I am going to go out on a limb here and say that I think Aalu Gosht is the quintessential Pakistani dish, the kind that doesn’t find it’s way onto many restaurant menus, but is a staple in every home. Be it with Goat meat or Beef, bone in or boneless, every family has their version of aalu gosht and it seems to me that they are all delicious.

My Nanna (maternal grandmother) is the undisputed champion of making aalu gosht. Her salan is light and almost broth like and the flavor is so utterly beautiful that us boneless meat eaters would forgive her those hunks of bones with smallish pieces of meat. I would love to tell you that this is her recipe, but alas it is not. None of her four daughters make this particular salan/curry like she does and I can only hope to crack the code one day. For now I offer you an extremely tasty second: my mothers.
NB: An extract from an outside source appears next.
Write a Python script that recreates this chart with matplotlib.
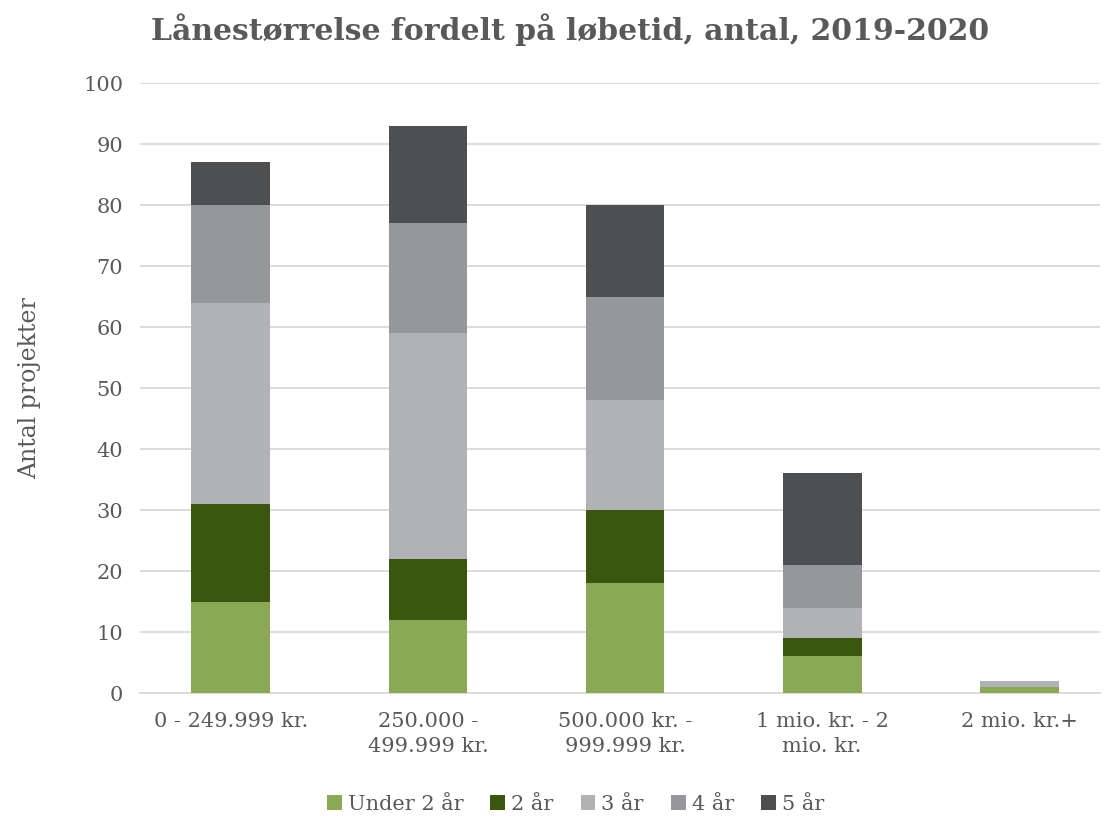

Or rather, my version of my mothers, the cooking method is my sister in laws.

Aalu Gosht or Beef and Potato Curry

I do apologise for the lacklustre photos, this Pakistani version of meat and potatoes isn’t quite ready for it’s close up, but with the cold months upon us it seemed a little selfish not to share the recipe for one of the most comforting dishes of all time. 

Aalu gosht aficionados will note that I don’t use whole garam masala i.e. cloves, peppers etc. I find that while the whole spices add a depth to the salan that I don’t really miss them when I go without. If you find you miss it then simply add an inch of cinnamon, 2-3 cloves, 4-6 whole black peppers and a 1/2 tsp of cumin seeds in with the meat mixture. For those of you with chilli-phobic kids like my older one this dish is easy to edit. Just put less red chilli powder in the beginning, then pull out some meat and curries before adding in the green chillies at the end.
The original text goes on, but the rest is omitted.